In severe cases, overheating from excessive voltage drop can pose fire hazards, making it a safety concern as well as a performance one.
How to Measure Voltage Drop
You can measure voltage drop with a standard digital multimeter, but the circuit must be under load during the test. Without equipment actually running, the current flow is zero, and there will be no measurable drop. That’s a common mistake that produces misleadingly clean readings.
Start by measuring voltage directly at the source, such as the breaker panel, to establish a baseline. Then, with the circuit’s devices operating normally (lights on, motors running), measure the voltage at the point of use, the outlet or equipment terminals at the far end of the circuit. The difference between those two readings is your voltage drop. If you’re seeing more than 3 to 5% below the source voltage, the circuit needs attention.
Practical Ways to Reduce Voltage Drop
The most common fix is increasing the wire gauge. Using a thicker conductor lowers resistance, which directly reduces the voltage lost along the run. This is often the first thing electricians consider when designing circuits for distant loads or high-current equipment.
Shortening the wire run helps when it’s possible. Running a dedicated circuit from the panel to a high-draw appliance rather than daisy-chaining through several outlets can cut the effective distance and reduce drop. In some cases, relocating an electrical panel closer to the loads it serves is the most practical long-term solution.

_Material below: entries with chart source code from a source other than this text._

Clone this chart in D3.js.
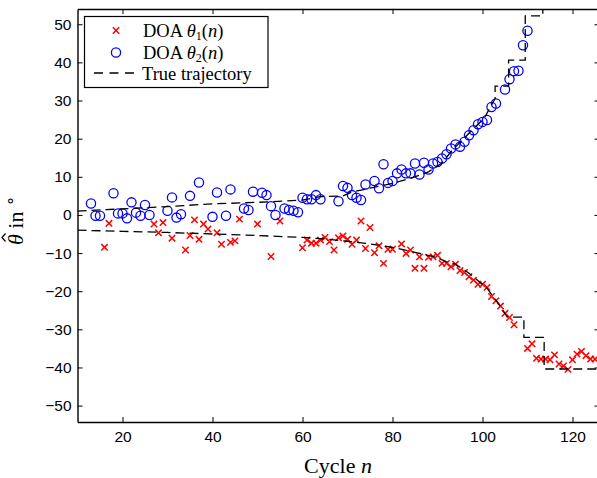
<!DOCTYPE html>
<html lang="en">
  <head>
    <meta charset="UTF-8" />
    <title>DOA tracking</title>
    <script src="https://d3js.org/d3.v7.min.js"></script>
    <style>
      body { margin: 0; background: #fff; }
      .tick text { font-family: "Liberation Sans", Arial, sans-serif; font-size: 15.5px; fill: #000; }
      .tick line { stroke: #000; stroke-width: 1; }
      .domain { stroke: #000; stroke-width: 1.4; }
    </style>
  </head>
  <body>
    <svg width="597" height="478"></svg>
    <script>
      // DOA estimates of source 1 (red crosses)
      var n1 = [16, 17, 27, 28, 29, 31, 34, 35, 36, 37, 38, 39, 41, 42, 44, 45, 46, 50, 53, 55,
        60, 61, 62, 63, 64, 65, 66, 67, 68, 69, 70, 71, 72, 73, 74, 75, 76, 77, 78, 79, 80,
        82, 83, 84, 85, 86, 87, 88, 89, 90, 91, 92, 93, 94, 95, 96, 97, 98, 99, 100,
        101, 102, 103, 104, 105, 106, 107, 110, 111, 112, 113, 114, 115, 116, 117, 118, 119,
        120, 121, 122, 123, 124, 125]
      var theta1 = [-8.5, -2.2, -2.4, -4.7, -2.0, -6.1, -9.2, -5.4, -1.3, -6.4, -2.4, -3.7, -4.7, -7.7, -7.2, -6.8, -1.1, -2.4, -10.9, -1.6,
        -8.6, -6.6, -7.4, -7.4, -6.6, -5.9, -7.0, -9.2, -6.0, -5.5, -6.4, -7.7, -6.6, -1.6, -8.8, -3.3, -9.9, -8.1, -12.7, -9.0, -9.0,
        -7.6, -10.1, -9.2, -14.0, -11.0, -14.0, -11.1, -11.0, -10.6, -12.7, -12.7, -13.6, -12.9, -14.6, -15.1, -16.2, -17.1, -18.2, -18.2,
        -19.0, -21.4, -22.5, -23.9, -25.8, -26.9, -28.8, -35.0, -33.8, -37.6, -37.8, -37.8, -38.0, -36.7, -39.1, -39.6, -40.5,
        -38.0, -36.5, -35.8, -36.9, -37.8, -37.8]

      // DOA estimates of source 2 (blue circles)
      var n2 = [13, 14, 15, 18, 19, 20, 21, 22, 23, 24, 25, 26, 30, 31, 32, 33, 35, 37, 40, 41, 43, 44, 47, 48, 49,
        51, 52, 53, 54, 56, 57, 58, 59, 60, 61, 62, 63, 64, 68, 69, 70, 71, 72, 73, 74, 76, 77, 78, 79, 80,
        81, 82, 83, 84, 85, 86, 87, 88, 89, 90, 91, 92, 93, 94, 95, 96, 97, 98, 99, 100,
        101, 102, 103, 105, 106, 107, 108, 109, 110]
      var theta2 = [3.0, -0.2, -0.2, 5.7, 0.4, 0.4, -0.9, 3.3, 0.6, -0.2, 2.6, 0.0, 1.1, 4.6, -0.7, 0.2, 5.0, 8.5, -0.5, 5.9, -0.2, 6.7, 1.7, 1.3, 6.1,
        5.8, 5.2, 2.3, 0.0, 1.7, 1.3, 1.1, 0.7, 4.5, 4.1, 4.1, 5.2, 4.1, 3.6, 7.6, 7.1, 5.2, 4.5, 3.9, 8.0, 8.9, 7.0, 13.3, 8.4, 8.9,
        10.9, 11.9, 10.9, 10.9, 13.5, 10.6, 13.7, 11.9, 13.5, 13.9, 14.8, 15.9, 17.4, 18.5, 17.9, 19.2, 20.9, 22.2, 23.8, 24.4,
        24.9, 28.3, 29.2, 32.9, 35.6, 37.7, 37.8, 44.5, 48.3]

      // true trajectories (dashed)
      var trueN1 = [10, 20, 30, 40, 50, 60, 65, 70, 75, 80, 85, 90, 92, 94, 97, 101, 104, 105.5, 109.2, 109.2, 113.7, 113.7, 126]
      var trueT1 = [-4.0, -4.3, -4.6, -5.0, -5.4, -5.9, -6.3, -6.9, -7.6, -8.5, -9.8, -11.2, -12.3, -12.9, -15.3, -19.2, -24.0, -26.8, -26.8, -32.1, -32.1, -40.4, -40.4]
      var trueN2 = [10, 20, 30, 40, 50, 60, 64, 69, 71, 75, 80, 84, 88, 91, 93.3, 97, 100.4, 102, 102.8, 102.8, 105.8, 105.8, 109.5, 109.5, 113.4, 113.4]
      var trueT2 = [1.0, 1.6, 2.2, 2.9, 3.3, 3.9, 4.8, 5.0, 6.0, 7.0, 8.3, 9.6, 11.3, 13.6, 17.0, 21.4, 25.4, 28.8, 30.5, 33.8, 33.8, 40.6, 40.6, 52.2, 52.2, 62]

      var xTicks = [20, 40, 60, 80, 100, 120]
      var yTicks = [-50, -40, -30, -20, -10, 0, 10, 20, 30, 40, 50]

      var svg = d3.select('svg')
      var serif = '"Liberation Serif", "Times New Roman", serif'

      var x = d3.scaleLinear().domain([10, 126]).range([77.5, 599.5])
      var y = d3.scaleLinear().domain([-54.3, 54]).range([422, 9])

      svg.append('clipPath').attr('id', 'plot')
        .append('rect')
        .attr('x', x(10)).attr('y', y(54))
        .attr('width', x(126) - x(10)).attr('height', y(-54.3) - y(54))

      var fmt = function(d) { return d < 0 ? '\u2212' + Math.abs(d) : d }

      // axes, ticks pointing inward on all four sides
      svg.append('g')
        .attr('transform', `translate(0,${y(-54.3)})`)
        .call(d3.axisBottom(x).tickValues(xTicks).tickSize(-5).tickSizeOuter(0).tickPadding(9))
      svg.append('g')
        .attr('transform', `translate(0,${y(54)})`)
        .call(d3.axisTop(x).tickValues(xTicks).tickSize(-5).tickSizeOuter(0).tickFormat(''))
      svg.append('g')
        .attr('transform', `translate(${x(10)},0)`)
        .call(d3.axisLeft(y).tickValues(yTicks).tickSize(-5).tickSizeOuter(0).tickPadding(6).tickFormat(fmt))
      svg.append('g')
        .attr('transform', `translate(${x(126)},0)`)
        .call(d3.axisRight(y).tickValues(yTicks).tickSize(-5).tickSizeOuter(0).tickFormat(''))

      var plot = svg.append('g').attr('clip-path', 'url(#plot)')

      var cross = 'M-3.2,-3.2L3.2,3.2M-3.2,3.2L3.2,-3.2'

      // red crosses
      plot.selectAll('.c1')
        .data(d3.zip(n1, theta1))
        .enter()
        .append('path')
        .attr('d', cross)
        .attr('transform', function(d) { return `translate(${x(d[0])},${y(d[1])})` })
        .attr('stroke', '#ff0000')
        .attr('stroke-width', 1.5)
        .attr('fill', 'none')

      // blue circles
      plot.selectAll('.c2')
        .data(d3.zip(n2, theta2))
        .enter()
        .append('circle')
        .attr('cx', function(d) { return x(d[0]) })
        .attr('cy', function(d) { return y(d[1]) })
        .attr('r', 4.6)
        .attr('stroke', '#0000ff')
        .attr('stroke-width', 1.3)
        .attr('fill', 'none')

      // true trajectories
      var line = d3.line()
        .x(function(d) { return x(d[0]) })
        .y(function(d) { return y(d[1]) })

      ;[d3.zip(trueN1, trueT1), d3.zip(trueN2, trueT2)].forEach(function(pts) {
        plot.append('path')
          .attr('d', line(pts))
          .attr('fill', 'none')
          .attr('stroke', '#000')
          .attr('stroke-width', 1.3)
          .attr('stroke-dasharray', '9,5')
      })

      // legend
      var lg = svg.append('g')
      lg.append('rect')
        .attr('x', 84.5).attr('y', 16.5)
        .attr('width', 183.5).attr('height', 71)
        .attr('fill', '#fff')
        .attr('stroke', '#000')
        .attr('stroke-width', 1.2)

      lg.append('path')
        .attr('d', cross)
        .attr('transform', 'translate(116,30.5)')
        .attr('stroke', '#ff0000')
        .attr('stroke-width', 1.5)
      lg.append('circle')
        .attr('cx', 116).attr('cy', 52.5).attr('r', 4.6)
        .attr('fill', 'none')
        .attr('stroke', '#0000ff')
        .attr('stroke-width', 1.3)
      lg.append('line')
        .attr('x1', 94).attr('x2', 138)
        .attr('y1', 73).attr('y2', 73)
        .attr('stroke', '#000')
        .attr('stroke-width', 1.3)
        .attr('stroke-dasharray', '9,6.5')

      function doaLabel(yy, idx) {
        var t = lg.append('text')
          .attr('x', 143).attr('y', yy)
          .attr('font-family', serif)
          .attr('font-size', 18.5)
        t.append('tspan').text('DOA ')
        t.append('tspan').attr('font-style', 'italic').text('\u03b8')
        t.append('tspan').attr('font-size', 12).attr('dy', 3).text(idx)
        t.append('tspan').attr('dy', -3).text('(')
        t.append('tspan').attr('font-style', 'italic').text('n')
        t.append('tspan').text(')')
      }
      doaLabel(37, '1')
      doaLabel(58.5, '2')
      lg.append('text')
        .attr('x', 142).attr('y', 79.5)
        .attr('font-family', serif)
        .attr('font-size', 18.5)
        .text('True trajectory')

      // axis labels
      var xl = svg.append('text')
        .attr('x', 338).attr('y', 473)
        .attr('text-anchor', 'middle')
        .attr('font-family', serif)
        .attr('font-size', 22)
      xl.append('tspan').text('Cycle ')
      xl.append('tspan').attr('font-style', 'italic').text('n')

      var yg = svg.append('g').attr('transform', 'translate(23,219) rotate(-90)')
      var yl = yg.append('text')
        .attr('x', -26)
        .attr('font-family', serif)
        .attr('font-size', 22)
      yl.append('tspan').attr('font-style', 'italic').text('\u03b8')
      yl.append('tspan').text(' in ')
      yl.append('tspan').attr('font-size', 16).attr('dy', -7).text('\u2218')
      // hat over theta
      yg.append('path')
        .attr('d', 'M-22.5,-17.5L-18.5,-21L-14.5,-17.5')
        .attr('fill', 'none')
        .attr('stroke', '#000')
        .attr('stroke-width', 1.2)
    </script>
  </body>
</html>
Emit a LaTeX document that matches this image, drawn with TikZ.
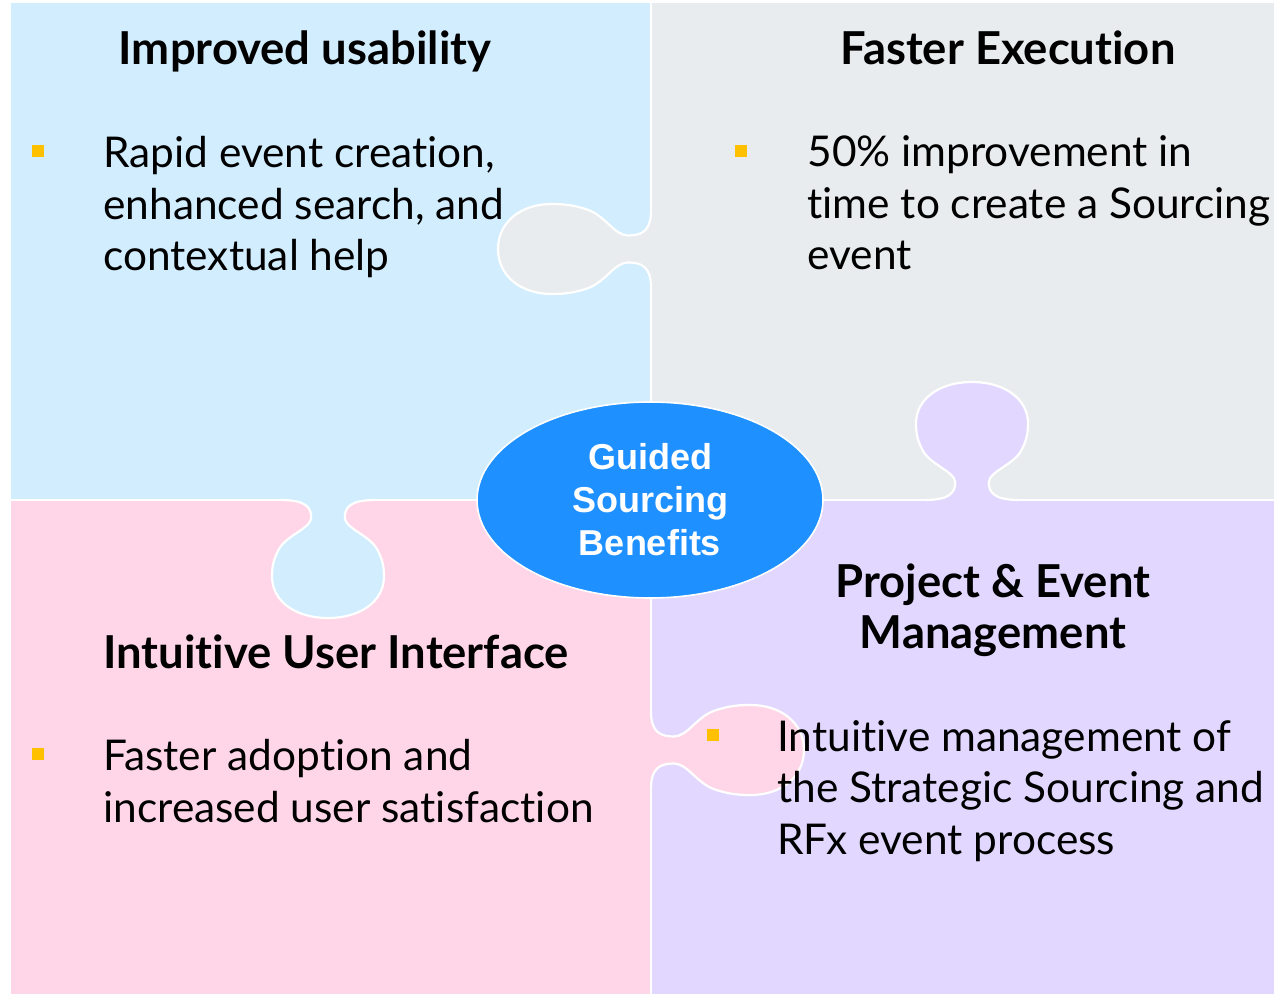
\documentclass[tikz,border=0pt]{standalone}
\usepackage{fontspec}
\setmainfont[Ligatures=NoCommon]{Lato}
\newfontfamily\corefont{Liberation Sans}
\usetikzlibrary{shapes.geometric}
\definecolor{gsblue}{HTML}{D1EDFE}
\definecolor{gsgray}{HTML}{E8ECEE}
\definecolor{gspink}{HTML}{FFD6E8}
\definecolor{gslilac}{HTML}{E2D8FF}
\definecolor{gscore}{HTML}{1E90FF}
\definecolor{gsbullet}{HTML}{FFC000}

\begin{document}
\begin{tikzpicture}[x=0.5pt,y=-0.5pt,
  seam/.style={white,line width=1.1pt},
  head/.style={font=\bfseries\fontsize{22.7}{25.5}\selectfont,inner sep=0pt,anchor=base},
  body/.style={font=\fontsize{21.2}{25.75}\selectfont,align=left,anchor=base west,inner sep=0pt},
  bullet/.style={fill=gsbullet,minimum size=6pt,inner sep=0pt}]
  \useasboundingbox (0,0) rectangle (1274,994);
  \fill[white] (0,0) rectangle (1274,994);
  \foreach \c/\xa/\ya/\xb/\yb in {gsblue/11/3/651/500,gsgray/651/3/1274/500,gspink/11/500/651/994,gslilac/651/500/1274/994}
    \fill[\c] (\xa,\ya) rectangle (\xb,\yb);
  \draw[seam] (651,3) -- (651,994);
  \draw[seam] (11,500) -- (1274,500);
  % puzzle tabs
  \foreach \c/\px/\py/\r/\l/\w in {gsgray/651/249/180/153/45,gsblue/328/500/-90/118/56,gslilac/972/500/90/118/56,gspink/651/750/0/153/45} {
    \begin{scope}[shift={(\px,\py)},rotate=\r,xscale=\l,yscale=\w]
      \fill[\c] (-0.03,-0.85) -- (0,-0.85) .. controls (0,-0.4) and (0.06,-0.3) .. (0.15,-0.3)
        .. controls (0.24,-0.3) and (0.3,-0.75) .. (0.42,-0.88)
        .. controls (0.5,-0.97) and (0.56,-1) .. (0.65,-1)
        .. controls (0.85,-1) and (1,-0.6) .. (1,0)
        .. controls (1,0.6) and (0.85,1) .. (0.65,1)
        .. controls (0.56,1) and (0.5,0.97) .. (0.42,0.88)
        .. controls (0.3,0.75) and (0.24,0.3) .. (0.15,0.3)
        .. controls (0.06,0.3) and (0,0.4) .. (0,0.85) -- (-0.03,0.85) -- cycle;
      \draw[seam] (0,-0.85) .. controls (0,-0.4) and (0.06,-0.3) .. (0.15,-0.3)
        .. controls (0.24,-0.3) and (0.3,-0.75) .. (0.42,-0.88)
        .. controls (0.5,-0.97) and (0.56,-1) .. (0.65,-1)
        .. controls (0.85,-1) and (1,-0.6) .. (1,0)
        .. controls (1,0.6) and (0.85,1) .. (0.65,1)
        .. controls (0.56,1) and (0.5,0.97) .. (0.42,0.88)
        .. controls (0.3,0.75) and (0.24,0.3) .. (0.15,0.3)
        .. controls (0.06,0.3) and (0,0.4) .. (0,0.85);
    \end{scope}
  }
  \node[ellipse,fill=gscore,draw=white,line width=0.8pt,minimum width=173pt,minimum height=98pt,inner sep=0pt,
    text=white,align=center,font=\corefont\bfseries\fontsize{18}{21.5}\selectfont] (core) at (650,500)
    {Guided\\Sourcing\\Benefits};
  \node[head] (usab) at (305,65) {Improved usability};
  \node[head] (exec) at (1008,65) {Faster Execution};
  \node[head] (ui) at (336,668) {Intuitive User Interface};
  \node[head,align=center] (pem) at (993,648) {Project \& Event\\Management};
  \node[bullet] (bul1) at (38,151) {};
  \node[bullet] (bul2) at (741,151) {};
  \node[bullet] (bul3) at (38,754) {};
  \node[bullet] (bul4) at (713,735) {};
  \node[body] (txt1) at (103,271) {Rapid event creation,\\enhanced search, and\\contextual help};
  \node[body] (txt2) at (807,270) {50\% improvement in\\time to create a Sourcing\\event};
  \node[body] (txt3) at (103,822) {Faster adoption and\\increased user satisfaction};
  \node[body] (txt4) at (777,854) {Intuitive management of\\the Strategic Sourcing and\\RFx event process};
\end{tikzpicture}
\end{document}
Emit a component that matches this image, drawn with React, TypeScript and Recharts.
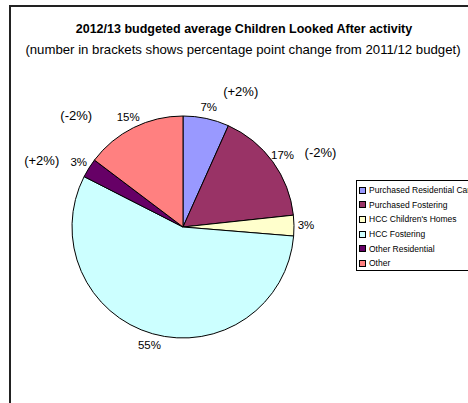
import { PieChart, Pie, Cell, Legend } from "recharts";

const categories = [
  "Purchased Residential Care",
  "Purchased Fostering",
  "HCC Children's Homes",
  "HCC Fostering",
  "Other Residential",
  "Other",
];
const shares = [6.7, 16.6, 3.0, 56.2, 2.8, 14.7];
const shareLabels = ["7%", "17%", "3%", "55%", "3%", "15%"];
const changeLabels = ["(+2%)", "(-2%)", "", "", "(+2%)", "(-2%)"];
const colors = ["#9999FF", "#993366", "#FFFFCC", "#CCFFFF", "#660066", "#FF8080"];

const data = categories.map((name, i) => ({ name, value: shares[i] }));

const FONT = '"Liberation Sans", Arial, sans-serif';
const RAD = Math.PI / 180;

// where the bracketed change sits relative to the percentage label
const changeOffset: Record<number, [number, number]> = {
  0: [32, -15],
  1: [38, -2],
  4: [-37, -1],
  5: [-52, -1],
};

function renderLabel(props: any) {
  const { cx, cy, midAngle, outerRadius, index } = props;
  const r = outerRadius + 12;
  const x = cx + r * Math.cos(-midAngle * RAD);
  const y = cy + r * Math.sin(-midAngle * RAD);
  const off = changeOffset[index];
  return (
    <g>
      <text x={x} y={y} textAnchor="middle" dominantBaseline="central" fontSize={11.5} fill="#000" fontFamily={FONT}>
        {shareLabels[index]}
      </text>
      {changeLabels[index] && off ? (
        <text
          x={x + off[0]}
          y={y + off[1]}
          textAnchor="middle"
          dominantBaseline="central"
          fontSize={13}
          fill="#000"
          fontFamily={FONT}
        >
          {changeLabels[index]}
        </text>
      ) : null}
    </g>
  );
}

function LegendBox() {
  return (
    <div
      style={{
        width: 120,
        height: 91,
        border: "1px solid #000",
        background: "#fff",
        color: "#000",
        fontFamily: FONT,
        fontSize: 8.5,
        boxSizing: "border-box",
        paddingTop: 2,
        paddingLeft: 2,
        textAlign: "left",
      }}
    >
      {categories.map((name, i) => (
        <div key={name} style={{ display: "flex", alignItems: "center", height: 14.6, whiteSpace: "nowrap" }}>
          <span
            style={{
              display: "inline-block",
              width: 5,
              height: 5,
              background: colors[i],
              border: "1px solid #000",
              marginRight: 3,
            }}
          />
          {name}
        </div>
      ))}
    </div>
  );
}

export default function App() {
  return (
    <div style={{ position: "absolute", left: 0, top: 0, width: 468, height: 403, background: "#fff", overflow: "hidden" }}>
      <div
        style={{
          position: "absolute",
          left: 9,
          top: 5,
          width: 480,
          height: 420,
          borderLeft: "2px solid #222",
          borderTop: "2px solid #222",
        }}
      />
      <div
        style={{
          position: "absolute",
          left: 0,
          width: 488,
          top: 22,
          textAlign: "center",
          fontFamily: FONT,
          fontWeight: "bold",
          fontSize: 12.5,
        }}
      >
        2012/13 budgeted average Children Looked After activity
      </div>
      <div
        style={{
          position: "absolute",
          left: 0,
          width: 486,
          top: 42,
          textAlign: "center",
          fontFamily: FONT,
          fontSize: 13.2,
          whiteSpace: "nowrap",
        }}
      >
        (number in brackets shows percentage point change from 2011/12 budget)
      </div>
      <PieChart
        width={468}
        height={403}
        margin={{ top: 0, right: 0, bottom: 0, left: 0 }}
        style={{ position: "absolute", left: 0, top: 0 }}
      >
        <Pie
          data={data}
          dataKey="value"
          nameKey="name"
          cx={183}
          cy={227}
          outerRadius={111}
          startAngle={90}
          endAngle={-270}
          stroke="#000"
          strokeWidth={1}
          label={renderLabel}
          labelLine={false}
          isAnimationActive={false}
        >
          {data.map((d, i) => (
            <Cell key={d.name} fill={colors[i]} />
          ))}
        </Pie>
        <Legend
          content={() => <LegendBox />}
          wrapperStyle={{ position: "absolute", left: 356, top: 180, width: 120 }}
        />
      </PieChart>
    </div>
  );
}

Reducing the current on a given circuit also works. Splitting a heavily loaded circuit into two circuits means each wire carries less current, lowering the drop on both. For three-phase industrial systems, ensuring loads are balanced across all three phases prevents any single phase from carrying a disproportionate share of the current.
In commercial and industrial settings, voltage regulators or dedicated transformers can be installed to boost voltage at the point of use, compensating for the drop that occurs along long feeder runs. These are common in large facilities where rewiring isn’t practical.